We provide a BED file to specify the ancestral allele for each variant, based on alignments from Ensembl. In this example, the --w, and --y arguments define the filtering conditions: the allele frequency of a variant must be less than 0.01 in the reference population and fixed (=1) in both Neanderthal and Denisovan genomes. The 50 in --stat U50 indicates that the allele frequency must be greater than 0.5 in the target population. The output is shown above and can be found here.

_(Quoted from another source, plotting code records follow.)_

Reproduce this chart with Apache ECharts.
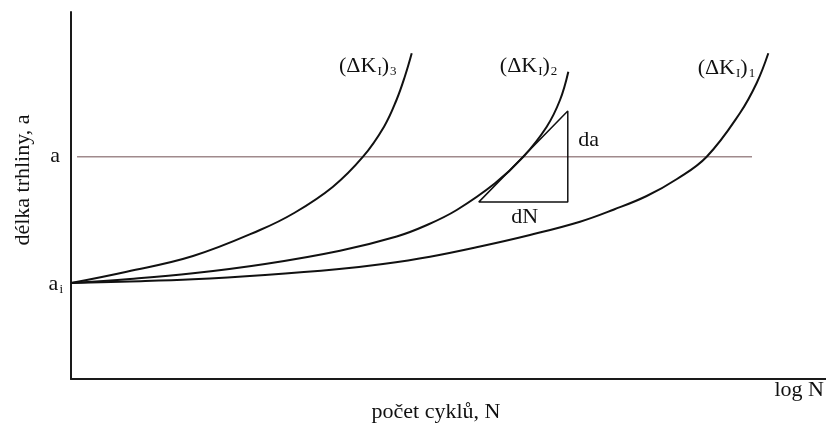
<!DOCTYPE html>
<html>
<head>
<meta charset="utf-8">
<script src="https://cdn.jsdelivr.net/npm/echarts@6/dist/echarts.min.js"></script>
<style>
  html, body { margin: 0; padding: 0; background: #ffffff; }
  #chart { width: 826px; height: 428px; }
</style>
</head>
<body>
<div id="chart"></div>
<script>
// Crack growth a vs. log N for three stress-intensity ranges (schematic units 0..100)
const crackInitial = 26.16;  // a_i
const crackLevel = 60.57;    // a
const levelSpan = [0.8, 90.2];

// (ΔK_I)_3 — highest range, fastest growth
const curveK3 = [[0, 26.16], [7.38, 29.24], [16.16, 33.51], [25.03, 40.60], [29.67, 45.37],
                 [34.70, 52.40], [38.68, 60.57], [41.46, 68.75], [43.11, 76.02], [44.24, 82.56],
                 [45.13, 88.75]];
// (ΔK_I)_2
const curveK2 = [[0, 26.16], [7.81, 27.25], [16.16, 28.80], [25.70, 31.34], [35.63, 34.96],
                 [43.14, 38.83], [47.15, 41.96], [51.09, 46.05], [56.16, 53.32], [59.91, 60.57],
                 [63.01, 68.75], [64.77, 76.02], [65.87, 83.73]];
// (ΔK_I)_1 — lowest range, slowest growth
const curveK1 = [[0, 26.16], [7.81, 26.57], [16.16, 27.17], [25.70, 28.34], [35.19, 29.89],
                 [41.32, 31.34], [47.55, 33.32], [54.17, 36.10], [60.79, 39.24], [67.42, 42.86],
                 [71.92, 46.19], [76.25, 49.86], [80.26, 54.50], [84.20, 60.57], [88.61, 72.48],
                 [90.82, 80.65], [92.36, 88.75]];

// slope triangle da/dN on curve 2
const slopeTriangle = [[54.0, 48.2], [65.8, 48.2], [65.8, 73.0], [54.0, 48.2]];

const FONT = '"Liberation Serif", "DejaVu Serif", serif';
const INK = '#111111';

const chart = echarts.init(document.getElementById('chart'), null, { renderer: 'canvas' });

const curveStyle = { color: INK, width: 2 };
function curve(name, data) {
  return {
    name, type: 'line', data, smooth: 0.4,
    showSymbol: false, symbol: 'none', lineStyle: curveStyle, z: 3, clip: false,
    emphasis: { disabled: true }
  };
}

chart.setOption({
  animation: false,
  backgroundColor: '#ffffff',
  grid: { left: 71, right: 0, top: 12, bottom: 49 },
  xAxis: {
    type: 'value', min: 0, max: 100,
    axisLine: { show: true, lineStyle: { color: '#1a1a1a', width: 2 } },
    axisTick: { show: false }, axisLabel: { show: false }, splitLine: { show: false }
  },
  yAxis: {
    type: 'value', min: 0, max: 100,
    axisLine: { show: true, lineStyle: { color: '#1a1a1a', width: 2 } },
    axisTick: { show: false }, splitLine: { show: false },
    axisLabel: { show: false }
  },
  series: [
    {
      name: 'a', type: 'line',
      data: [[levelSpan[0], crackLevel], [levelSpan[1], crackLevel]],
      showSymbol: false, symbol: 'none',
      lineStyle: { color: '#a08a8c', width: 1.6 }, z: 2,
      emphasis: { disabled: true }
    },
    curve('(ΔK_I)_3', curveK3),
    curve('(ΔK_I)_2', curveK2),
    curve('(ΔK_I)_1', curveK1),
    {
      name: 'da/dN', type: 'line', data: slopeTriangle,
      showSymbol: false, symbol: 'none',
      lineStyle: { color: INK, width: 1.5 }, z: 4,
      emphasis: { disabled: true }
    }
  ]
});

const px = (x, y) => chart.convertToPixel({ gridIndex: 0 }, [x, y]);

const richBase = {
  m: { fontFamily: FONT, fontSize: 22, color: INK, lineHeight: 24 },
  s: { fontFamily: FONT, fontSize: 13, color: INK, lineHeight: 24, verticalAlign: 'bottom', padding: [9, 0, 0, 1] }
};

function label(text, pos, align, vAlign, rot) {
  return {
    type: 'text', x: pos[0], y: pos[1], rotation: rot || 0, z: 10,
    style: {
      text, align: align || 'left', verticalAlign: vAlign || 'middle',
      rich: richBase, fontFamily: FONT, fontSize: 22, fill: INK
    }
  };
}

const yaxisX = px(0, 0)[0];
const pA = px(0, crackLevel);
const pAi = px(0, crackInitial);

chart.setOption({
  graphic: [
    label('{m|a}', [yaxisX - 11, pA[1]], 'right'),
    label('{m|a}{s|i}', [yaxisX - 8, pAi[1] + 1], 'right'),
    label('{m|(ΔK}{s|I}{m|)}{s|3}', px(35.5, 85.3)),
    label('{m|(ΔK}{s|I}{m|)}{s|2}', px(56.8, 85.3)),
    label('{m|(ΔK}{s|I}{m|)}{s|1}', px(83.0, 84.7)),
    label('{m|da}', px(67.2, 65.1)),
    label('{m|dN}', px(60.1, 44.1), 'center'),
    label('{m|log N}', [824, 390], 'right'),
    label('{m|počet cyklů, N}', [436, 412], 'center'),
    {
      type: 'text', x: 23, y: 180, rotation: Math.PI / 2, z: 10,
      style: { text: 'délka trhliny, a', align: 'center', verticalAlign: 'middle',
               fontFamily: FONT, fontSize: 22, fill: INK }
    }
  ]
});
</script>
</body>
</html>
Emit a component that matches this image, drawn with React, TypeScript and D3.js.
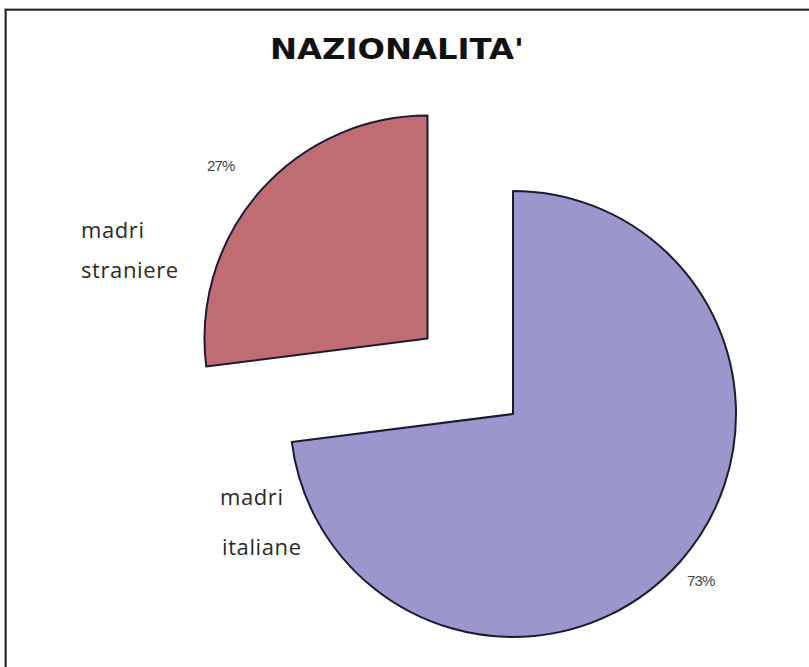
import React from "react";
import * as d3 from "d3";

const categories = ["madri italiane", "madri straniere"];
const values = [73, 27];
const percentLabels = ["73%", "27%"];
const colors = ["#9b96cc", "#bf6d72"];
const title = "NAZIONALITA'";

const W = 809;
const H = 667;

export default function App() {
  const cx = 513;
  const cy = 414;
  const r = 223;
  const explode = 114;

  const pie = d3.pie<number>().sort(null).startAngle(0).endAngle(2 * Math.PI);
  const arcs = pie(values);
  const arcGen = d3.arc<d3.PieArcDatum<number>>().innerRadius(0).outerRadius(r);

  const offsets = arcs.map((a, i) => {
    if (i === 0) return [0, 0];
    const mid = (a.startAngle + a.endAngle) / 2;
    return [Math.sin(mid) * explode, -Math.cos(mid) * explode];
  });

  return (
    <svg
      width={W}
      height={H}
      style={{ position: "absolute", left: 0, top: 0, background: "#fff" }}
    >
      <rect x={0} y={0} width={W} height={H} fill="#fff" />
      {/* frame */}
      <line x1={4} y1={8.5} x2={W} y2={8.5} stroke="#b0b0b0" strokeWidth={1} />
      <line x1={4.5} y1={8} x2={4.5} y2={H} stroke="#b0b0b0" strokeWidth={1} />
      <line x1={5.5} y1={9.8} x2={W} y2={9.8} stroke="#222" strokeWidth={1.8} />
      <line x1={5.8} y1={9} x2={5.8} y2={H} stroke="#222" strokeWidth={1.8} />

      <text
        x={397}
        y={59}
        textAnchor="middle"
        fontFamily="DejaVu Sans"
        fontWeight="bold"
        fontSize={29}
        textLength={254}
        lengthAdjust="spacingAndGlyphs"
        fill="#111"
      >
        {title}
      </text>

      {arcs.map((a, i) => (
        <path
          key={categories[i]}
          d={arcGen(a) || ""}
          transform={`translate(${cx + offsets[i][0]},${cy + offsets[i][1]})`}
          fill={colors[i]}
          stroke="#1c1a33"
          strokeWidth={2}
          strokeLinejoin="round"
        />
      ))}

      <text x={207} y={171} fontFamily="Liberation Sans Narrow, Liberation Sans" fontSize={15} fill="#444" letterSpacing={-0.8}>
        {percentLabels[1]}
      </text>
      <text x={687} y={586} fontFamily="Liberation Sans Narrow, Liberation Sans" fontSize={15} fill="#444" letterSpacing={-0.8}>
        {percentLabels[0]}
      </text>

      <g fontFamily="Open Sans" fontSize={22} fill="#2a2a2a" letterSpacing={0.6}>
        <text x={81} y={238}>madri</text>
        <text x={81} y={278}>straniere</text>
        <text x={220} y={505}>madri</text>
        <text x={222} y={555}>italiane</text>
      </g>
    </svg>
  );
}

To estimate the Q95 statistic for the same data, simply change --stat U50 to --stat Q95:

sai score --vcf examples/data/1KG.nea_den.chr9.example.vcf.gz \
          --ref examples/data/1KG.ref.samples.txt \
          --tgt examples/data/1KG.tgt.samples.txt \
          --src examples/data/1KG.nea_den.samples.txt \
          --anc-alleles examples/data/hg19.chr9.example.anc.alleles.bed \
          --chr-name 9 --stat Q95 --w 0.01 --y =1 =1 \
          --win-len 40000 --win-step 40000 \
          --output examples/results/1KG.nea_den.chr9.example.both.Q95.scores.tsv

The output can be found here.

To detect adaptively introgressed variants from Neanderthal introgression only, we can use:

sai score --vcf examples/data/1KG.nea_den.chr9.example.vcf.gz \
          --ref examples/data/1KG.ref.samples.txt \
          --tgt examples/data/1KG.tgt.samples.txt \
          --src examples/data/1KG.nea_den.samples.txt \
          --anc-alleles examples/data/hg19.chr9.example.anc.alleles.bed \
          --chr-name 9 --stat U50 --w 0.01 --y =1 =0 \
          --win-len 40000 --win-step 40000 \
          --output examples/results/1KG.nea_den.chr9.example.nea.specific.U50.scores.tsv

Here, we set --y =1 =0 to require that the variant be fixed in the Neanderthal individual and absent in the Denisovan. This ensures that only Neanderthal-specific variants are considered as potential candidates for introgression. The output can be found here.

To detect adaptively introgressed variants from Denisovan introgression only, we can use:

sai score --vcf examples/data/1KG.nea_den.chr9.example.vcf.gz \
          --ref examples/data/1KG.ref.samples.txt \
          --tgt examples/data/1KG.tgt.samples.txt \
          --src examples/data/1KG.nea_den.samples.txt \
          --anc-alleles examples/data/hg19.chr9.example.anc.alleles.bed \
          --chr-name 9 --stat U50 --w 0.01 --y =0 =1 \
          --win-len 40000 --win-step 40000 \
          --output examples/results/1KG.nea_den.chr9.example.den.specific.U50.scores.tsv

In this case, --y =0 =1 requires that the variant be fixed in the Denisovan individual and absent in the Neanderthal, thereby identifying variants potentially introgressed from Denisovans only. The output can be found here.

Any number of source populations is supported, including one, two, or more. However, note that the order of values provided to --y must match the order of source populations as specified in the file given by --src. For example, in examples/data/1KG.nea_den.samples.txt, the first source population is Neanderthal and the second is Denisovan. Therefore, --y =1 =0 specifies that the variant must be fixed in Neanderthals and absent in Denisovans, while --y =0 =1 specifies the reverse.

Providing --y values in the wrong order (e.g., reversing the values without changing the order of the populations in --src) will result in incorrect interpretation of source-specific introgression signals.